Barrow, Moorfield, Co. Galway
Co. Galway |
Barrows
In Moorfield, on a low rise in the undulating grassland of County Galway, there is a circular depression in the earth that may once have been a burial mound.
Roughly sixteen metres across and barely sixty centimetres deep, it is filled with stone, heavily overgrown, and further obscured by generations of field clearance. It is, in other words, the kind of thing that requires a certain imagination to appreciate, because the landscape has done its best to absorb it.
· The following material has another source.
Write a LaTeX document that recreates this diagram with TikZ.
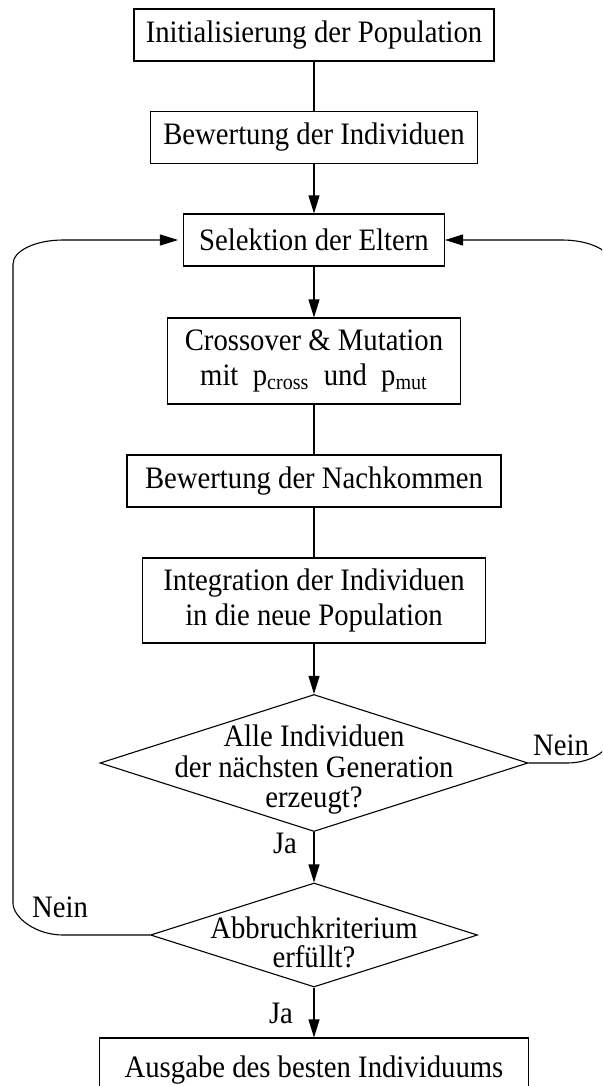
\documentclass[tikz,border=0pt]{standalone}
\usepackage{fontspec}
\setmainfont{Liberation Serif}[FakeStretch=0.92]
\usepackage{tikz}
\usetikzlibrary{shapes.geometric, arrows.meta}

\begin{document}
\begin{tikzpicture}[x=0.5pt, y=-0.5pt, line width=0.55pt,
  every node/.style={font=\fontsize{15.6}{17.5}\selectfont},
  procbox/.style={draw, rectangle, inner sep=0pt, align=center, minimum height=26pt},
  decision/.style={draw, diamond, inner sep=0pt},
  arr/.style={-{Triangle[length=9pt, width=5.5pt]}}]
% Frame of the figure (the right loop runs off the edge)
\useasboundingbox (0,0) rectangle (602,1086);
\clip (0,0) rectangle (602,1086);
% Process steps along the main column
\node[procbox, minimum width=180pt] (init) at (314,35) {Initialisierung der Population};
\node[procbox, minimum width=163.5pt] (ind) at (314,137.5) {Bewertung der Individuen};
\node[procbox, minimum width=130.5pt] (sel) at (314,240) {Selektion der Eltern};
\node[procbox, minimum width=146.5pt, minimum height=43pt, yshift=-1.5pt] (cross) at (314,358) {Crossover \& Mutation\\ mit\ \ p\textsubscript{cross}\ \ und\ \ p\textsubscript{mut}};
\node[procbox, minimum width=187pt] (off) at (314,481) {Bewertung der Nachkommen};
\node[procbox, minimum width=171.5pt, minimum height=42.5pt] (integ) at (314,600.5) {Integration der Individuen\\ in die neue Population};
% Decisions: outline and text
\node[decision, minimum width=214pt, minimum height=68.5pt] (gen) at (314,763) {};
\node[align=center, font=\fontsize{15.6}{15.25}\selectfont, yshift=-3.5pt] (gentext) at (gen) {Alle Individuen\\ der nächsten Generation\\ erzeugt?};
\node[decision, minimum width=163.5pt, minimum height=52pt] (crit) at (314,935) {};
\node[align=center, font=\fontsize{15.6}{14.35}\selectfont, yshift=-3.75pt] (crittext) at (crit) {Abbruchkriterium\\ erfüllt?};
\node[procbox, minimum width=214.5pt, minimum height=32pt] (out) at (314,1070) {Ausgabe des besten Individuums};
% Plain links and arrows down the column
\foreach \a/\b in {init/ind, cross/off, off/integ}
  \draw (\a) -- (\b);
\foreach \a/\b in {ind/sel, sel/cross, integ/gen, gen/crit, crit/out}
  \draw[arr] (\a) -- (\b);
% Branch labels
\node (ja1) at (285,843) {Ja};
\node (ja2) at (281,1013) {Ja};
\node (nein1) at (561,745) {Nein};
\node (nein2) at (60,907) {Nein};
% Loop back to the selection (right)
\draw[arr] (gen.east) -- (567,763) .. controls (592,763) and (612,749.6) .. (612,733)
  -- (612,265) .. controls (612,250.6) and (589.6,240) .. (562,240) -- (sel.east);
% Loop back to the selection (left)
\draw[arr, shorten >=2.5pt] (crit.west) -- (63,935) .. controls (35.4,935) and (13,917.3) .. (13,903)
  -- (13,264) .. controls (13,250.8) and (35.4,240) .. (63,240) -- (sel.west);
\end{tikzpicture}
\end{document}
What makes the site worth noting is the paper trail it has accumulated over the intervening centuries. The 1838 edition of the Ordnance Survey six-inch map recorded it clearly as an embanked circular enclosure, with a diameter of around forty metres, sitting on its gentle rise. By the time the more detailed 1:2500 plan was surveyed between 1912 and 1916, the picture had already changed: a trackway running roughly north to south, along with a field boundary cutting from north-northeast to south-southeast, had sliced through whatever coherent form the enclosure once held. A barrow, if that is indeed what this is, would typically be a prehistoric burial mound, earthen or stone-built, raised over one or more interments and often enclosed by a surrounding bank or ditch. Whether that description fully applies here remains uncertain. The word "possibly" in any archaeological account carries its own quiet weight, acknowledging that what the ground holds cannot always be confirmed without excavation, and that centuries of agricultural activity can reduce a monument to little more than a geometric suggestion.